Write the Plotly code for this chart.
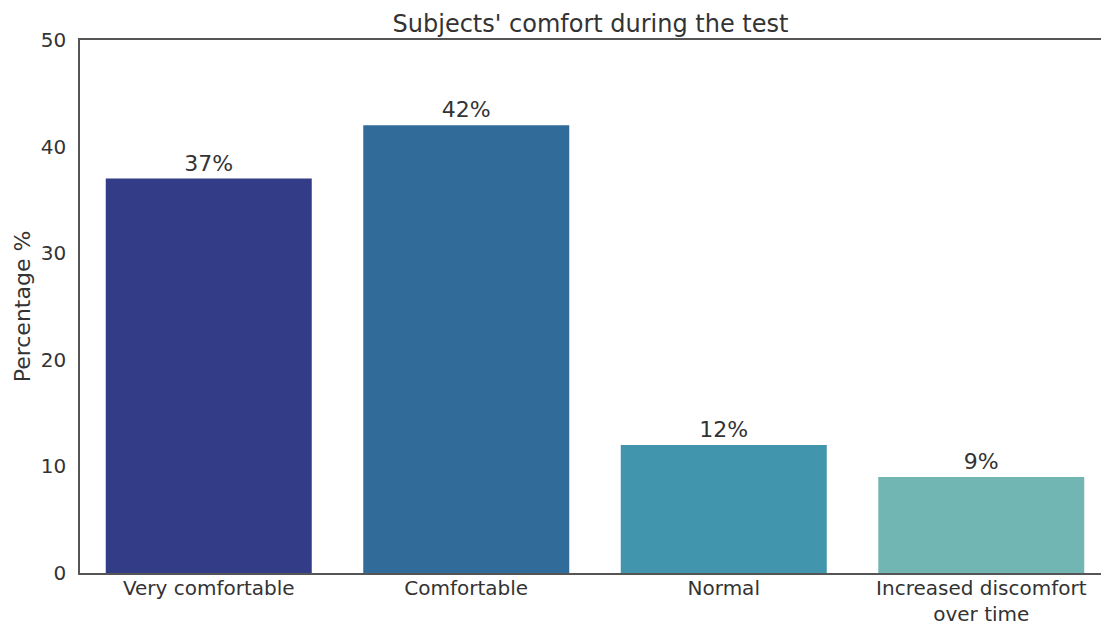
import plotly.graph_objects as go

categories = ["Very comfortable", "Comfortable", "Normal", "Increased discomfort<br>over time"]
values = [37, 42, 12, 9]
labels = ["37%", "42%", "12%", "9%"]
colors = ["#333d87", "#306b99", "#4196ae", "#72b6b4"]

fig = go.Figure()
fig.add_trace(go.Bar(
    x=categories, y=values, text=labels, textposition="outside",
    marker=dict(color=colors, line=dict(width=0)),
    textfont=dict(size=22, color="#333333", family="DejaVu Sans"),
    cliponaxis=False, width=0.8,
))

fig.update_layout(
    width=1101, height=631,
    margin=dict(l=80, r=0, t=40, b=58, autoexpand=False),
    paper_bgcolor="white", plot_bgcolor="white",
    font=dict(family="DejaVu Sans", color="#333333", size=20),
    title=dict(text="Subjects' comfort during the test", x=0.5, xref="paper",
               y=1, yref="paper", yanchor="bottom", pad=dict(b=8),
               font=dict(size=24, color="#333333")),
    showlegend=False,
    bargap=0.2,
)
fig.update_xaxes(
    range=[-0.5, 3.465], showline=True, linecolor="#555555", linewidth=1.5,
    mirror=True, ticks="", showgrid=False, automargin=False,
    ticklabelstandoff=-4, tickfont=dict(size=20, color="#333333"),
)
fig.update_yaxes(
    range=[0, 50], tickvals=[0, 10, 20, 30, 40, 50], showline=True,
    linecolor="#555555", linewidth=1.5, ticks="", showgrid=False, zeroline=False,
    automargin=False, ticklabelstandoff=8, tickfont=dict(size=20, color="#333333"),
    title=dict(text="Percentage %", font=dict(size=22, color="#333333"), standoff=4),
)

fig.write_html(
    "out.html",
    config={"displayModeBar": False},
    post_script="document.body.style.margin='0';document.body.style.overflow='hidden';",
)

- GIVEN TASK -
Retype the whole listing, keeping every line identical and omitting all pictures.

- RESULT OF THE TASK -
Write the Plotly code for this chart.
import plotly.graph_objects as go

categories = ["Very comfortable", "Comfortable", "Normal", "Increased discomfort<br>over time"]
values = [37, 42, 12, 9]
labels = ["37%", "42%", "12%", "9%"]
colors = ["#333d87", "#306b99", "#4196ae", "#72b6b4"]

fig = go.Figure()
fig.add_trace(go.Bar(
    x=categories, y=values, text=labels, textposition="outside",
    marker=dict(color=colors, line=dict(width=0)),
    textfont=dict(size=22, color="#333333", family="DejaVu Sans"),
    cliponaxis=False, width=0.8,
))

fig.update_layout(
    width=1101, height=631,
    margin=dict(l=80, r=0, t=40, b=58, autoexpand=False),
    paper_bgcolor="white", plot_bgcolor="white",
    font=dict(family="DejaVu Sans", color="#333333", size=20),
    title=dict(text="Subjects' comfort during the test", x=0.5, xref="paper",
               y=1, yref="paper", yanchor="bottom", pad=dict(b=8),
               font=dict(size=24, color="#333333")),
    showlegend=False,
    bargap=0.2,
)
fig.update_xaxes(
    range=[-0.5, 3.465], showline=True, linecolor="#555555", linewidth=1.5,
    mirror=True, ticks="", showgrid=False, automargin=False,
    ticklabelstandoff=-4, tickfont=dict(size=20, color="#333333"),
)
fig.update_yaxes(
    range=[0, 50], tickvals=[0, 10, 20, 30, 40, 50], showline=True,
    linecolor="#555555", linewidth=1.5, ticks="", showgrid=False, zeroline=False,
    automargin=False, ticklabelstandoff=8, tickfont=dict(size=20, color="#333333"),
    title=dict(text="Percentage %", font=dict(size=22, color="#333333"), standoff=4),
)

fig.write_html(
    "out.html",
    config={"displayModeBar": False},
    post_script="document.body.style.margin='0';document.body.style.overflow='hidden';",
)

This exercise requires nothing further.